■ THE EXERCISE
Copy the lines of the data below exactly, starting at the first and stopping after the line that contains "colors = ['#9999FF', '#993366', '#FFFFCC']"; include no pictures.

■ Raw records

start

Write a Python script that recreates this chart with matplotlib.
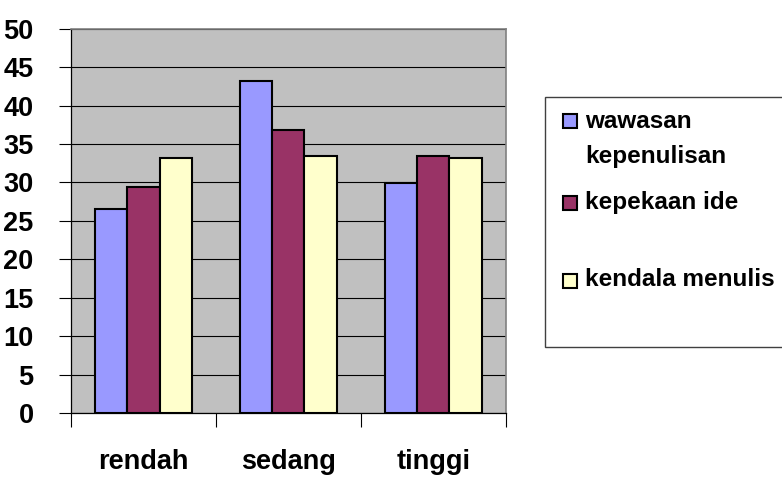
import numpy as np
import matplotlib
matplotlib.use('Agg')
import matplotlib.pyplot as plt
from matplotlib.patches import Rectangle

plt.rcParams['font.family'] = ['Liberation Sans', 'DejaVu Sans']
plt.rcParams['font.weight'] = 'bold'

categories = ['rendah', 'sedang', 'tinggi']
series_names = ['wawasan\nkepenulisan', 'kepekaan ide', 'kendala menulis']
wawasan = [26.6, 43.2, 29.9]
kepekaan = [29.4, 36.8, 33.5]
kendala = [33.2, 33.5, 33.2]
colors = ['#9999FF', '#993366', '#FFFFCC']

fig = plt.figure(figsize=(7.82, 4.78), dpi=100)
ax = fig.add_axes([0.0908, 0.136, 0.556, 0.804])
ax.set_facecolor('#C0C0C0')

x = np.arange(len(categories))
w = 0.222
for i, vals in enumerate([wawasan, kepekaan, kendala]):
    ax.bar(x + (i - 1) * w, vals, w, color=colors[i], edgecolor='black',
           linewidth=1.5, zorder=3)

ax.set_xlim(-0.5, 2.5)
ax.set_ylim(0, 50)
ax.set_yticks(np.arange(0, 51, 5))
ax.yaxis.grid(True, color='black', linewidth=0.8, zorder=1)
ax.set_axisbelow(True)

ax.set_xticks(x)
ax.set_xticklabels(categories, fontsize=19.5, fontweight='bold')
ax.tick_params(axis='x', which='major', length=0, pad=26)
ax.set_xticks([-0.5, 0.5, 1.5, 2.5], minor=True)
ax.tick_params(axis='x', which='minor', length=10, width=0.8, color='black')
ax.tick_params(axis='y', length=9, width=0.8, pad=18, labelsize=19.5)
for lab in ax.get_yticklabels():
    lab.set_fontweight('bold')

ax.spines['top'].set_color('#808080')
ax.spines['right'].set_color('#808080')
ax.spines['top'].set_linewidth(1.2)
ax.spines['right'].set_linewidth(1.2)
ax.spines['left'].set_linewidth(0.9)
ax.spines['bottom'].set_linewidth(0.9)

# legend box drawn by hand to match the uneven spacing
W, H = 782, 478
fig.patches.append(Rectangle((545 / W, (H - 347) / H), 260 / W, 250 / H,
                             transform=fig.transFigure, facecolor='white',
                             edgecolor='#404040', linewidth=1.0, clip_on=False))
entry_y = [121, 203, 281]
text_y = [[121, 157], [202], [280]]
for i, name in enumerate(series_names):
    yc = entry_y[i]
    fig.patches.append(Rectangle((563 / W, (H - yc - 7) / H), 14 / W, 14 / H,
                                 transform=fig.transFigure, facecolor=colors[i],
                                 edgecolor='black', linewidth=1.5))
    for line, ty in zip(name.split('\n'), text_y[i]):
        fig.text(585 / W, (H - ty) / H, line, fontsize=17.5, fontweight='bold',
                 va='center', ha='left')

fig.savefig('out.png', dpi=100)
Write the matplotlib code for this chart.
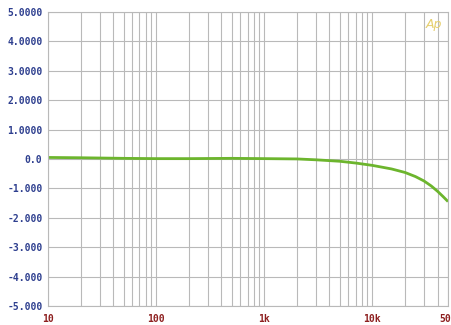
import matplotlib
matplotlib.use('Agg')
import matplotlib.pyplot as plt
from matplotlib.ticker import FixedLocator, LogLocator, NullFormatter

# Frequency response (Hz vs dB)
freq = [10, 20, 50, 100, 200, 500, 1000, 2000, 3000, 5000, 7000,
        10000, 15000, 20000, 25000, 30000, 35000, 40000, 45000, 50000]
level = [0.05, 0.04, 0.02, 0.01, 0.01, 0.02, 0.01, 0.0, -0.03, -0.08, -0.14,
         -0.22, -0.34, -0.46, -0.6, -0.75, -0.92, -1.1, -1.28, -1.45]

y_ticks = [5, 4, 3, 2, 1, 0, -1, -2, -3, -4, -5]
y_labels = ['5.0000', '4.0000', '3.0000', '2.0000', '1.0000', '0.0',
            '-1.000', '-2.000', '-3.000', '-4.000', '-5.000']
x_ticks = [10, 100, 1000, 10000, 50000]
x_labels = ['10', '100', '1k', '10k', '50k']

fig = plt.figure(figsize=(4.51, 3.25), dpi=100)
ax = fig.add_axes([0.1064, 0.0585, 0.887, 0.905])

ax.plot(freq, level, color='#6cb52d', linewidth=2.0, solid_capstyle='butt')

ax.set_xscale('log')
ax.set_xlim(10, 50000)
ax.set_ylim(-5, 5)

ax.xaxis.set_major_locator(FixedLocator(x_ticks))
ax.xaxis.set_minor_locator(LogLocator(base=10, subs=range(2, 10), numticks=20))
ax.xaxis.set_minor_formatter(NullFormatter())
ax.set_xticks(x_ticks)
ax.set_xticklabels(x_labels)
ax.set_yticks(y_ticks)
ax.set_yticklabels(y_labels)

ax.grid(True, which='both', color='#b9b9b9', linewidth=0.8)
ax.tick_params(which='both', length=0)
ax.tick_params(axis='y', pad=4, labelsize=7, labelcolor='#2e3f8f')
ax.tick_params(axis='x', pad=6, labelsize=7, labelcolor='#8e2020')
for lbl in ax.get_xticklabels() + ax.get_yticklabels():
    lbl.set_family('DejaVu Sans Mono')
    lbl.set_fontweight('bold')
for s in ax.spines.values():
    s.set_color('#b9b9b9')
    s.set_linewidth(0.8)

ax.text(0.985, 0.98, 'Ap', transform=ax.transAxes, ha='right', va='top',
        fontsize=9, style='italic', color='#e6cf6e')

fig.savefig('out.png', dpi=100)
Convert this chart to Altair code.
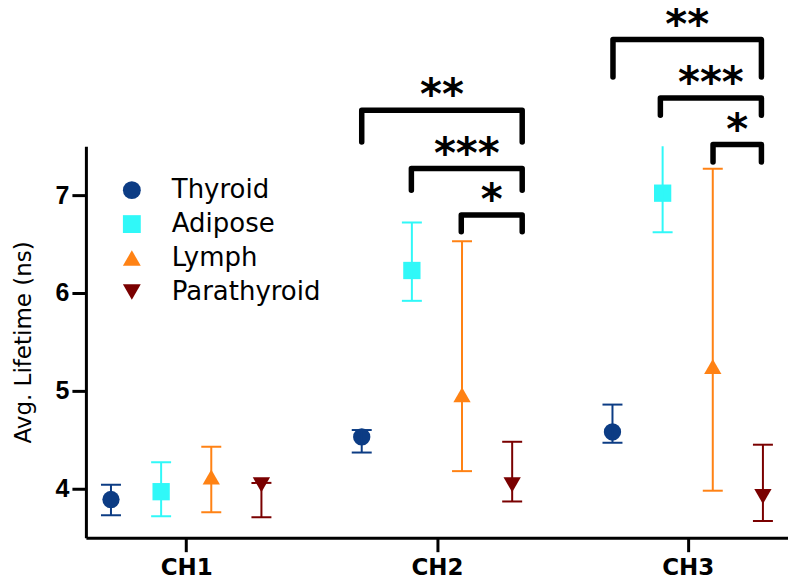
import altair as alt
import pandas as pd

# ---------------- data ----------------
channels = ["CH1", "CH2", "CH3"]
series = ["Thyroid", "Adipose", "Lymph", "Parathyroid"]
colors = ["#0c3c84", "#30f8f8", "#ff8214", "#7a0000"]
shapes = ["circle", "square", "triangle-up", "triangle-down"]

thyroid_mean = [3.89, 4.53, 4.58]
thyroid_low = [3.73, 4.37, 4.47]
thyroid_high = [4.04, 4.60, 4.86]

adipose_mean = [3.97, 6.23, 7.02]
adipose_low = [3.72, 5.92, 6.62]
adipose_high = [4.27, 6.72, 7.62]

lymph_mean = [4.12, 4.96, 5.25]
lymph_low = [3.76, 4.18, 3.98]
lymph_high = [4.43, 6.53, 7.27]

para_mean = [4.04, 4.04, 3.92]
para_low = [3.71, 3.87, 3.67]
para_high = [4.06, 4.48, 4.45]

# significance brackets (axis units)
bracket_label = ["**", "***", "*", "**", "***", "*"]
bracket_x1 = [1.700, 1.898, 2.097, 2.702, 2.891, 3.101]
bracket_x2 = [2.340, 2.340, 2.340, 3.294, 3.294, 3.294]
bracket_top = [7.867, 7.272, 6.796, 8.589, 7.993, 7.517]
bracket_leg = [7.544, 7.051, 6.626, 8.207, 7.816, 7.339]

# ---------------- tables ----------------
means = [thyroid_mean, adipose_mean, lymph_mean, para_mean]
lows = [thyroid_low, adipose_low, lymph_low, para_low]
highs = [thyroid_high, adipose_high, lymph_high, para_high]

rows = []
for si, name in enumerate(series):
    for ci, ch in enumerate(channels):
        rows.append({
            "series": name,
            "channel": ch,
            "pos": ci + 1 + (si - 1.5) * 0.2,
            "mean": means[si][ci],
            "low": lows[si][ci],
            "high": highs[si][ci],
        })
df = pd.DataFrame(rows)

path_rows = []
for bi in range(len(bracket_label)):
    pts = [(bracket_x1[bi], bracket_leg[bi]), (bracket_x1[bi], bracket_top[bi]),
           (bracket_x2[bi], bracket_top[bi]), (bracket_x2[bi], bracket_leg[bi])]
    for k, (xx, yy) in enumerate(pts):
        path_rows.append({"bid": bi, "k": k, "bx": xx, "by": yy})
bpath = pd.DataFrame(path_rows)

blab = pd.DataFrame({
    "label": bracket_label,
    "bx": [(a + b) / 2 for a, b in zip(bracket_x1, bracket_x2)],
    "by": bracket_top,
})

label_expr = "[" + ",".join("'%s'" % c for c in channels) + "][datum.value - 1]"

xscale = alt.Scale(domain=[0.6, 3.4], nice=False, zero=False)
yscale = alt.Scale(domain=[3.5, 7.5], nice=False, zero=False)

xaxis = alt.Axis(values=[1, 2, 3], labelExpr=label_expr, title=None, grid=False,
                 labelFont="DejaVu Sans", labelFontSize=23, labelFontWeight="bold",
                 labelPadding=5, tickSize=14, domainColor="black", domainWidth=3,
                 tickColor="black", tickWidth=3, labelColor="black")
yaxis = alt.Axis(values=[4, 5, 6, 7], format="d", title="Avg. Lifetime (ns)", grid=False,
                 titleFont="DejaVu Sans", titleFontSize=23, titleFontWeight="normal",
                 titlePadding=20, titleColor="black",
                 labelFont="Liberation Sans", labelFontSize=25, labelFontWeight="bold",
                 labelPadding=3, tickSize=14, domainColor="black", domainWidth=3,
                 tickColor="black", tickWidth=3, labelColor="black")

color_scale = alt.Scale(domain=series, range=colors)
shape_scale = alt.Scale(domain=series, range=shapes)

legend_cfg = dict(orient="none", legendX=33, legendY=31, title=None,
                  labelFont="DejaVu Sans", labelFontSize=26,
                  labelColor="black", symbolSize=320,
                  rowPadding=8, labelOffset=27, padding=0,
                  symbolStrokeWidth=0, symbolOpacity=1)

base = alt.Chart(df)

bars = base.mark_rule(strokeWidth=2, clip=True).encode(
    x=alt.X("pos:Q", scale=xscale, axis=xaxis),
    y=alt.Y("low:Q", scale=yscale, axis=yaxis),
    y2="high:Q",
    color=alt.Color("series:N", scale=color_scale, legend=alt.Legend(**legend_cfg)),
)

caps_hi = base.mark_tick(orient="horizontal", size=20, thickness=2, opacity=1, clip=True).encode(
    x=alt.X("pos:Q", scale=xscale),
    y=alt.Y("high:Q", scale=yscale),
    color=alt.Color("series:N", scale=color_scale, legend=alt.Legend(**legend_cfg)),
)
caps_lo = base.mark_tick(orient="horizontal", size=20, thickness=2, opacity=1, clip=True).encode(
    x=alt.X("pos:Q", scale=xscale),
    y=alt.Y("low:Q", scale=yscale),
    color=alt.Color("series:N", scale=color_scale, legend=alt.Legend(**legend_cfg)),
)

points = base.mark_point(filled=True, size=300, opacity=1, strokeWidth=0).encode(
    x=alt.X("pos:Q", scale=xscale),
    y=alt.Y("mean:Q", scale=yscale),
    color=alt.Color("series:N", scale=color_scale, legend=alt.Legend(**legend_cfg)),
    shape=alt.Shape("series:N", scale=shape_scale, legend=alt.Legend(**legend_cfg)),
)

brackets = alt.Chart(bpath).mark_line(color="black", strokeWidth=5.5,
                                      strokeCap="round", strokeJoin="round").encode(
    x=alt.X("bx:Q", scale=xscale),
    y=alt.Y("by:Q", scale=yscale),
    detail="bid:N",
    order="k:Q",
)

stars = alt.Chart(blab).mark_text(font="DejaVu Sans", fontSize=42, fontWeight="bold",
                                  baseline="alphabetic", align="center", dy=-1,
                                  color="black").encode(
    x=alt.X("bx:Q", scale=xscale),
    y=alt.Y("by:Q", scale=yscale),
    text="label:N",
)

chart = alt.layer(points, bars, caps_hi, caps_lo, brackets, stars).properties(
    width=703,
    height=392,
    background="white",
    autosize=alt.AutoSizeParams(type="none"),
    padding={"left": 78, "top": 138, "right": 0, "bottom": 44},
).configure_view(stroke=None)

chart.save("out.html", embed_options={"renderer": "svg", "actions": False})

end

■ WORKED SOLUTION
Write a Python script that recreates this chart with matplotlib.
import numpy as np
import matplotlib
matplotlib.use('Agg')
import matplotlib.pyplot as plt
from matplotlib.patches import Rectangle

plt.rcParams['font.family'] = ['Liberation Sans', 'DejaVu Sans']
plt.rcParams['font.weight'] = 'bold'

categories = ['rendah', 'sedang', 'tinggi']
series_names = ['wawasan\nkepenulisan', 'kepekaan ide', 'kendala menulis']
wawasan = [26.6, 43.2, 29.9]
kepekaan = [29.4, 36.8, 33.5]
kendala = [33.2, 33.5, 33.2]
colors = ['#9999FF', '#993366', '#FFFFCC']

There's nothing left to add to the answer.